Gardini e Marchionne, grandi italiani? Per Gardini, un po’ di tempo è passato. Ci sono addirittura dubbi sulla sua morte. L’ha voluta lui o l’hanno voluta altri, come pensano amici e familiari? Aspettiamo che la storia faccia chiarezza. Che amici e parenti continuino a rimpiangerlo, capisco e mi commuove pensarlo. Ma grandi eventi in piazza del Popolo, con cittadinanza ravennate accorsa in numero straordinariamente alto? Commemorazioni “festose” e musicali? Non capisco, e questo accade a chi fatica a orientarsi nel proprio presente. Come i mazziniani e i garibaldini dopo l’Unità d’Italia. Come i partigiani guardati con disprezzo poco dopo la Liberazione. Facevano fatica ad orientarsi.
Marchionne è stato definito il Ford del nostro tempo. Questa affermazione la capisco meglio. Probabilmente è così. Un interrogativo. Ha prodotto egemonia, o ha interpretato con intelligenza, tempismo ed efficacia uno spirito dei tempi molto galoppante e privo – o quasi – di ostacoli? Espressione, quindi, di una egemonia più sociale che culturale? Che, forse, sta diventando anche culturale, in assenza di pensieri diversi e diffusi? Dopo Ford c’è sta la prima guerra mondiale, la crisi del 1929, i totalitarismi, la seconda guerra mondiale. A chi è giovato il fordismo? A chi sono giovate, e giovano, le innovazioni industriali incarnate da Marchionne? So la risposta. Ha salvato posti di lavoro, ne ha creati altri. Come interloquire? Sono digiuna di economia.
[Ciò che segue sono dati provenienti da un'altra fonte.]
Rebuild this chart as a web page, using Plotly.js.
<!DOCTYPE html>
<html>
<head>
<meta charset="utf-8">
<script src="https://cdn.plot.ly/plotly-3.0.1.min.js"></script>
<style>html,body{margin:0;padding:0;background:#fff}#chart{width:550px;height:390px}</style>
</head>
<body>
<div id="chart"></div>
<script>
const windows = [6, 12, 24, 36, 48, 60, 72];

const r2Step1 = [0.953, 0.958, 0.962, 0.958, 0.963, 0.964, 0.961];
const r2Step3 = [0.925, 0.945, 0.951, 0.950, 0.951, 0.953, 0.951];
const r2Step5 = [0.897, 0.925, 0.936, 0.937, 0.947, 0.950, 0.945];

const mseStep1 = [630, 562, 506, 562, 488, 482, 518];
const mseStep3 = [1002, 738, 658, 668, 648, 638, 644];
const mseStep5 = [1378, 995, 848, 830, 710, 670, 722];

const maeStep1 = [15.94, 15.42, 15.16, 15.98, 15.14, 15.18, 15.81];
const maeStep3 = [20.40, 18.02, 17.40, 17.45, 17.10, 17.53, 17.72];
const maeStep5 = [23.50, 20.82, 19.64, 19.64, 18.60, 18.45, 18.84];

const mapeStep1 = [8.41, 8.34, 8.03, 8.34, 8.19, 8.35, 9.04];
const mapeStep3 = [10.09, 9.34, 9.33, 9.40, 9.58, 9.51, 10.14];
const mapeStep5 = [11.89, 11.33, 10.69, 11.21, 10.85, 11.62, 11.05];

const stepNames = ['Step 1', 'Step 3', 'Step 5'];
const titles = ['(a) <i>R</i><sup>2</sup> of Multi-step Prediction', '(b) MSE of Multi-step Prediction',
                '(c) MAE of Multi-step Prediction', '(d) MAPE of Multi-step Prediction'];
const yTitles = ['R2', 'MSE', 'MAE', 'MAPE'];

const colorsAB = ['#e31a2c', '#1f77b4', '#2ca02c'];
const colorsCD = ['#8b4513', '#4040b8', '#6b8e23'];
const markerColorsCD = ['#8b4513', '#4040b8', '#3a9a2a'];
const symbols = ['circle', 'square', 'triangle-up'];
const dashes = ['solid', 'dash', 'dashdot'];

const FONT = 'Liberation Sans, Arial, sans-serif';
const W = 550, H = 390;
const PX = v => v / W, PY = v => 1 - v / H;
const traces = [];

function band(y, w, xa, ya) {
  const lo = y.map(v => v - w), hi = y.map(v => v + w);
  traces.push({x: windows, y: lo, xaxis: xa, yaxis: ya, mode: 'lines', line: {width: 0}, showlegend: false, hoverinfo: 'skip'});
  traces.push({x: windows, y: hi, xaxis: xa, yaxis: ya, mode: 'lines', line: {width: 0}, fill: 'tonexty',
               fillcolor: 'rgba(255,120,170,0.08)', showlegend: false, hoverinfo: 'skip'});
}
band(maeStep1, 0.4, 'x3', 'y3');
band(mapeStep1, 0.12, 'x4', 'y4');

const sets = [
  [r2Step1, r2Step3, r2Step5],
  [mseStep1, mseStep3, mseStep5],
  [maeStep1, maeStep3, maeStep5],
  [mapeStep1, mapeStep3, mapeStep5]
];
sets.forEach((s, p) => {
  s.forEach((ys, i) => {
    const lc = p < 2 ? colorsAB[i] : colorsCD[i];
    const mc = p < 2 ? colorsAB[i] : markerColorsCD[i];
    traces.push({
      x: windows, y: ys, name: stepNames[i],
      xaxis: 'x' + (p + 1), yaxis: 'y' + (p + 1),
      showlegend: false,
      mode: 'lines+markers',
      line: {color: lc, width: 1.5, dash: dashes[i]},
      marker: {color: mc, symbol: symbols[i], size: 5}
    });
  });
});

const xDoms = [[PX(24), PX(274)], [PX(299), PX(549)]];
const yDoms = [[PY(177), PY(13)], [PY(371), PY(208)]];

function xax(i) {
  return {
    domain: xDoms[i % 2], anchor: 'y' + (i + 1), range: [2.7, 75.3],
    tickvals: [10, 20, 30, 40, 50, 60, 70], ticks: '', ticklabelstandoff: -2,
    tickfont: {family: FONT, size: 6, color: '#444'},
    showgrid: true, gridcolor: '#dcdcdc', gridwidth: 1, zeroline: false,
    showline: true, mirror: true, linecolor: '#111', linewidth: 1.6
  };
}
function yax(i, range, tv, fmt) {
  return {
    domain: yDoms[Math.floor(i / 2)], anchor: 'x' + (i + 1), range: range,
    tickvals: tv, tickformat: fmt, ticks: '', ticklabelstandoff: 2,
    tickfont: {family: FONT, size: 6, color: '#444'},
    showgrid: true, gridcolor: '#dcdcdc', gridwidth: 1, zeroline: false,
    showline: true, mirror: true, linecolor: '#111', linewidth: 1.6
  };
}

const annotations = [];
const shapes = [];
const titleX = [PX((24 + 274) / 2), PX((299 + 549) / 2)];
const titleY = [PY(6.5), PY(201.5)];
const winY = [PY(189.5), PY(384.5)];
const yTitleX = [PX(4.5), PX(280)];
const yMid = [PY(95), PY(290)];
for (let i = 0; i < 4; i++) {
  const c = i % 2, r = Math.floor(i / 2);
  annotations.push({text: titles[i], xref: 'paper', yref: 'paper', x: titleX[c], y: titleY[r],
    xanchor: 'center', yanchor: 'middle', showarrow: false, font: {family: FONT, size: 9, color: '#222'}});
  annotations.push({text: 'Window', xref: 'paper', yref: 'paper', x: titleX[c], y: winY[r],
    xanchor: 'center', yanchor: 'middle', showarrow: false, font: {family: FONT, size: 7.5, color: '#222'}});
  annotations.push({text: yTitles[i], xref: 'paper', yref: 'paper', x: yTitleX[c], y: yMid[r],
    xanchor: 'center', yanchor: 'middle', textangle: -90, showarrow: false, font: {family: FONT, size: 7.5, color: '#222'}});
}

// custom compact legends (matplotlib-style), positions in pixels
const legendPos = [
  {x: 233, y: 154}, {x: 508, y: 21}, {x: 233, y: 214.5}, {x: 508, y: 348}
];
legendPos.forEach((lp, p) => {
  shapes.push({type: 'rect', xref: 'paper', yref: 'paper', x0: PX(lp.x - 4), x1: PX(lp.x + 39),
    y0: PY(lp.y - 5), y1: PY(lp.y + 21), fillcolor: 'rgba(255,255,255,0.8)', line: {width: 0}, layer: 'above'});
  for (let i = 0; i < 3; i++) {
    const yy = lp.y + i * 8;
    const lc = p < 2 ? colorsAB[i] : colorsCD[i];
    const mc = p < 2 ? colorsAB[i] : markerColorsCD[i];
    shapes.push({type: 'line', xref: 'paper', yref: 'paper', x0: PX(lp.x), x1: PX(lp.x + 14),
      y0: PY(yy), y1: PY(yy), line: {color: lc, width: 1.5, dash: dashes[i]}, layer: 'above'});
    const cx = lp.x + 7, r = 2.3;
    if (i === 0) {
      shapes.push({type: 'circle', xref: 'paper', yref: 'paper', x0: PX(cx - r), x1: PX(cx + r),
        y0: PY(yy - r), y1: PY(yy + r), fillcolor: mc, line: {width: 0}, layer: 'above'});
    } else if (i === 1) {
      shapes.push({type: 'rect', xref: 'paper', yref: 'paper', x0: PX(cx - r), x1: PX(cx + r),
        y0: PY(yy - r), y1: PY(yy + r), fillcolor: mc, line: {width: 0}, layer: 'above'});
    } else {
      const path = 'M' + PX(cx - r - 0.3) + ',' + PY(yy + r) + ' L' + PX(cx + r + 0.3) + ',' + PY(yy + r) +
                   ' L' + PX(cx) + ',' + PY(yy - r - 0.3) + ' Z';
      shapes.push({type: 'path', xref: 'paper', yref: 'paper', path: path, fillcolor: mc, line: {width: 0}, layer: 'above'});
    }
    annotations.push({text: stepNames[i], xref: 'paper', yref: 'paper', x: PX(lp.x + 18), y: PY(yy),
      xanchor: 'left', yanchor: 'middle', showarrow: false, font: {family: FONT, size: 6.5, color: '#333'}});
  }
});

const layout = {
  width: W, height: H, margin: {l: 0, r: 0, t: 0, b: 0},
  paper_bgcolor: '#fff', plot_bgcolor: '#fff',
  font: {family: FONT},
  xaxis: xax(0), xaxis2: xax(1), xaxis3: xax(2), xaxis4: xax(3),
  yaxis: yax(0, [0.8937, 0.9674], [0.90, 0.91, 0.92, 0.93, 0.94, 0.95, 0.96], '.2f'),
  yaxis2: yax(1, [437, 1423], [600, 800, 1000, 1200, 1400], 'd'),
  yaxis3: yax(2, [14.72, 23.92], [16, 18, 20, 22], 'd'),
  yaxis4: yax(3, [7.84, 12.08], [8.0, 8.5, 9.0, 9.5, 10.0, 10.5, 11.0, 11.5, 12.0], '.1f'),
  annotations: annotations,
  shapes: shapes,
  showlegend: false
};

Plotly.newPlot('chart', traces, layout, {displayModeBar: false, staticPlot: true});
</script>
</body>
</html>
So solo che un ricorso alla Corte Costituzionale contro comportamenti antisindacali decisi da Marchionne è stato vinto. Con un argomento a mio avviso fondamentale. La democrazia costituzionale non si arresta al cancello delle fabbriche. Vige – dovrebbe – anche dentro. Illusioni del secolo scorso?
In Italia. Grande italiano Gianni Agnelli o Adriano Olivetti? Entrambi? Vedremo cosa dirà la storia. Il mio sguardo di ragazza del secolo scorso sceglie Olivetti. Uno strano industriale. Fu il primo a pubblicare, in Italia, scritti di Simone Weil, anche lei una strana filosofa. Platonica, ma volle mettere alla prova il suo corpo facendo l’operaia. Cosa le insegnò il suo corpo facendo la fatica operaia? Che ritmi e fatiche bestiali ci sottraevano il bene più prezioso. Il pensiero. Simone Weil in fabbrica e Chaplin, in Tempi moderni. Una critica senza appello ed eterna al fordismo. E oggi? Fra lavoro di corsa, o rincorsa del lavoro, o rincorsa del divertissement – ridere per dimenticare, consumare per vivere, social adiuvanti – solo una minoranza, fortunatamente trasversale a generi, generazioni e ceti sociali, è veramente pensante.
Gardini. Marchionne. Due eroi nazionali. Per tornare a piazze entusiaste, in questi giorni ho ripensato a una occasione mancata, che mi fece soffrire e sentire marziana e alienata nella mia città natale. Nella primavera del 1992, il Moro di Venezia, magnifica barca di Raul Gardini, vinse una importante competizione internazionale. A Ravenna, faville. Una enorme festa di popolo in piazza del Popolo. Poche settimane dopo, la barbarie mafiosa distrusse la vita di Falcone, Morvillo e la scorta. Falcone, eroe sicuramente nazionale. Alla scadenza del primo mese dall’attentato, telefonai al sindaco di allora, Mauro Dragoni. Suggerii di allestire un grande schermo in piazza, per onorare la figura di Falcone, come segno di nostra civile gratitudine. Il sindaco fu d’accordo. La piazza fu preparata, l’informazione data alla stampa. In quante persone ci ritrovammo? Poche decine. Possibile? Così fu. Ravenna, città medaglia d’oro della Resistenza. Quale Resistenza? Di un passato tanto lontano da non essere più “propulsivo”. Essere creatura marziana nella propria città, allora, e nel mondo grande, oggi. Così mi sentivo e così mi sento.
Quindi, carissimo Saviano, e voi giovani che ostinatamente studiate, scrivete, provocate, sono – non da sola – con te. Aiutateci voi a comprendere un mondo oscuro, perché i nostri strumenti interpretativi sono insufficienti. Su di un terreno comunque ci troviamo insieme. E continueremo ad esserci. Non basta la memoria, ci vuole la conoscenza della storia, passata e presente, e il suo quotidiano studio. Non ci dà indicazioni immediate di azione, ma, senza di lei, pensieri, strumenti e azioni non si troveranno. Inoltre, è urgente la ricerca in un altro modo di comunicare. Il confronto, la conversazione, il dialogo, il conflitto dialogato e argomentato. Sono estinti per sempre? Eppure, le idee più forti – anche in politica – della modernità, sono state partorite nei salotti di conversazione, una anteprima preziosa di lumi in arrivo. Inventati, i salotti, da donne colte, e vissuti da donne e uomini con conversazioni che non finivano mai. Partorirono – ci volle molto tempo – le idee di uguaglianza e di fraternità. La Bibbia, i Vangeli, il Corano non erano bastati.
Ravenna, 30 luglio 2018
(*) L’autrice fa parte del Circolo Leg di Ravenna.